Hay otra cosa llamativa y es que teniendo en cuenta que la película describe el submundo de la prostitución, no hay ni una sola escena ni de sexo ni de violencia: no vemos la violación a Precious, pero sabemos que está ocurriendo, y no vemos la agresión a Joy, pero sabemos que ha sucedido: la cámara salta del momento previo al ataque al momento posterior.
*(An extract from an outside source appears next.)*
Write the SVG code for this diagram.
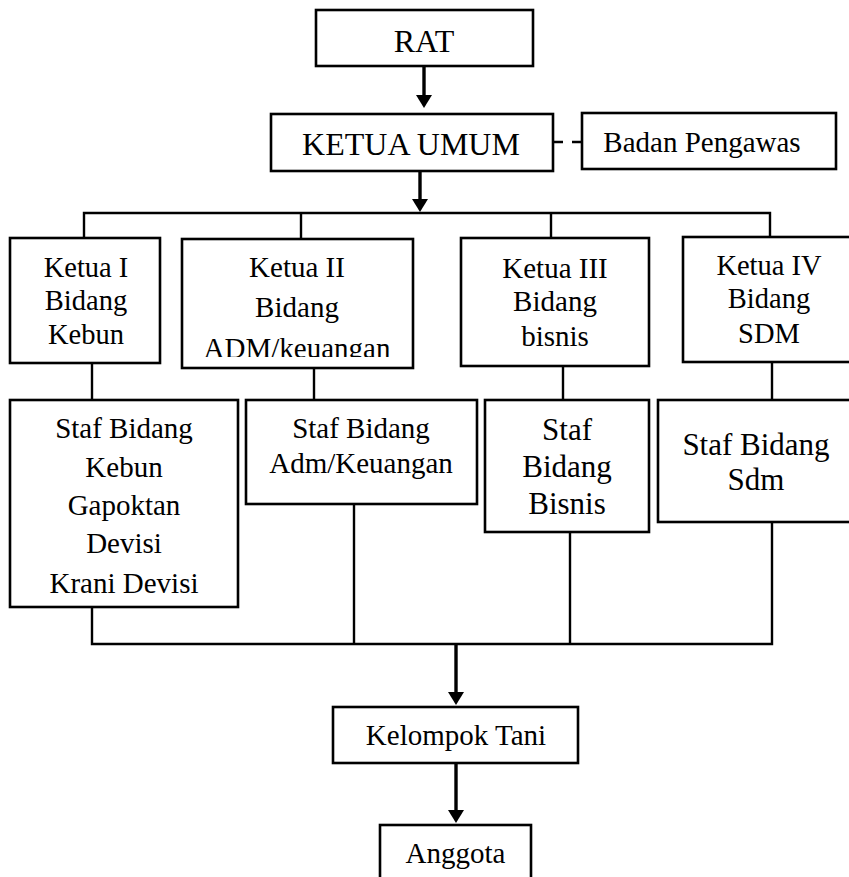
<svg xmlns="http://www.w3.org/2000/svg" width="849" height="877" viewBox="0 0 849 877">
<style>
.box{fill:#fff;stroke:#000;stroke-width:2.6}
.ln{fill:none;stroke:#000;stroke-width:2.4}
.ar{fill:none;stroke:#000;stroke-width:3.4}
.dash{fill:none;stroke:#000;stroke-width:2.4;stroke-dasharray:10 9}
text{fill:#000;text-anchor:middle;font-family:'Liberation Serif','Times New Roman',serif}
.s32{font-size:32px}.s31{font-size:31px}.s29{font-size:29px}.s28{font-size:28.5px}
</style>
<defs>
<marker id="ah" viewBox="0 0 13 16" markerWidth="13" markerHeight="16" refX="0" refY="8" orient="auto" markerUnits="userSpaceOnUse">
<path d="M0,0 L13,8 L0,16 z" fill="#000"/>
</marker>
<clipPath id="clipK2"><rect x="182" y="239" width="231" height="118"/></clipPath>
</defs>
<rect width="849" height="877" fill="#fff"/>
<g id="connectors">
<line class="ar" x1="424" y1="66" x2="424" y2="95" marker-end="url(#ah)"/>
<line class="dash" x1="553" y1="142" x2="582" y2="142"/>
<line class="ar" x1="420" y1="171" x2="420" y2="199" marker-end="url(#ah)"/>
<polyline class="ln" points="84,238 84,213 770,213 770,237"/>
<line class="ln" x1="301" y1="213" x2="301" y2="239"/>
<line class="ln" x1="551" y1="213" x2="551" y2="238"/>
<line class="ln" x1="92" y1="363" x2="92" y2="400"/>
<line class="ln" x1="314" y1="368" x2="314" y2="400"/>
<line class="ln" x1="563" y1="366" x2="563" y2="400"/>
<line class="ln" x1="772" y1="362" x2="772" y2="400"/>
<polyline class="ln" points="92,607 92,644 772,644 772,522"/>
<line class="ln" x1="354" y1="504" x2="354" y2="644"/>
<line class="ln" x1="570" y1="532" x2="570" y2="644"/>
<line class="ar" x1="456" y1="644" x2="456" y2="692" marker-end="url(#ah)"/>
<line class="ar" x1="456" y1="763" x2="456" y2="810" marker-end="url(#ah)"/>
</g>
<g id="nodes" font-family="Liberation Serif, Times New Roman, serif">
<g id="rat"><rect class="box" x="316" y="10" width="217" height="56"/><text class="s32" x="424" y="52">RAT</text></g>
<g id="ketua-umum"><rect class="box" x="271" y="114" width="282" height="57"/><text class="s32" x="411" y="155">KETUA UMUM</text></g>
<g id="badan-pengawas"><rect class="box" x="582" y="113" width="254" height="56"/><text class="s29" x="702" y="152">Badan Pengawas</text></g>
<g id="ketua-1"><rect class="box" x="10" y="238" width="150" height="125"/><text class="s28" x="86"><tspan x="86" y="277">Ketua I</tspan><tspan x="86" y="310">Bidang</tspan><tspan x="86" y="344">Kebun</tspan></text></g>
<g id="ketua-2"><rect class="box" x="182" y="239" width="231" height="129"/><text class="s29" x="297" clip-path="url(#clipK2)"><tspan x="297" y="277">Ketua II</tspan><tspan x="297" y="317">Bidang</tspan><tspan x="297" y="358">ADM/keuangan</tspan></text></g>
<g id="ketua-3"><rect class="box" x="461" y="238" width="188" height="128"/><text class="s29" x="555"><tspan x="555" y="278">Ketua III</tspan><tspan x="555" y="311">Bidang</tspan><tspan x="555" y="346">bisnis</tspan></text></g>
<g id="ketua-4"><rect class="box" x="683" y="237" width="172" height="125"/><text class="s28" x="769"><tspan x="769" y="275">Ketua IV</tspan><tspan x="769" y="308">Bidang</tspan><tspan x="769" y="343">SDM</tspan></text></g>
<g id="staf-kebun"><rect class="box" x="10" y="400" width="228" height="207"/><text class="s29" x="124"><tspan x="124" y="438">Staf Bidang</tspan><tspan x="124" y="477">Kebun</tspan><tspan x="124" y="515">Gapoktan</tspan><tspan x="124" y="553">Devisi</tspan><tspan x="124" y="593">Krani Devisi</tspan></text></g>
<g id="staf-adm"><rect class="box" x="246" y="400" width="231" height="104"/><text class="s29" x="361"><tspan x="361" y="438">Staf Bidang</tspan><tspan x="361" y="473">Adm/Keuangan</tspan></text></g>
<g id="staf-bisnis"><rect class="box" x="485" y="400" width="164" height="132"/><text class="s31" x="567"><tspan x="567" y="440">Staf</tspan><tspan x="567" y="477">Bidang</tspan><tspan x="567" y="514">Bisnis</tspan></text></g>
<g id="staf-sdm"><rect class="box" x="658" y="400" width="197" height="122"/><text class="s31" x="756"><tspan x="756" y="455">Staf Bidang</tspan><tspan x="756" y="490">Sdm</tspan></text></g>
<g id="kelompok-tani"><rect class="box" x="333" y="707" width="245" height="56"/><text class="s29" x="456" y="745">Kelompok Tani</text></g>
<g id="anggota"><rect class="box" x="380" y="825" width="151" height="75"/><text class="s29" x="455.5" y="863">Anggota</text></g>
</g>
</svg>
De hecho, la calificación moral de esta película en Netfix es para mayores de doce años.

Y quiero señalar por último un detalle que no me parece menor, pues la directora elige para su película actrices sin experiencia escénica, un procedimiento del que tenemos grandes ejemplos en el neorrealismo italiano, como es el caso de Ladrón de bicicletas (1948), de Vittorio de Sica, o en la filmografía del colombiano Víctor Gaviria en películas como La vendedora de rosas (1998) o La mujer del animal (2016), entre otras. Además, en Joy, sin duda para eliminar la barrera convencional entre realidad y ficción, el personaje Joy se llama Joy Alphonsus al otro lado de la pantalla y Precious, Mariam Precious Sanusi. Por cierto, que Joy Alphonsus obtuvo el Premio a la Mejor actriz en el Festival de Sevilla.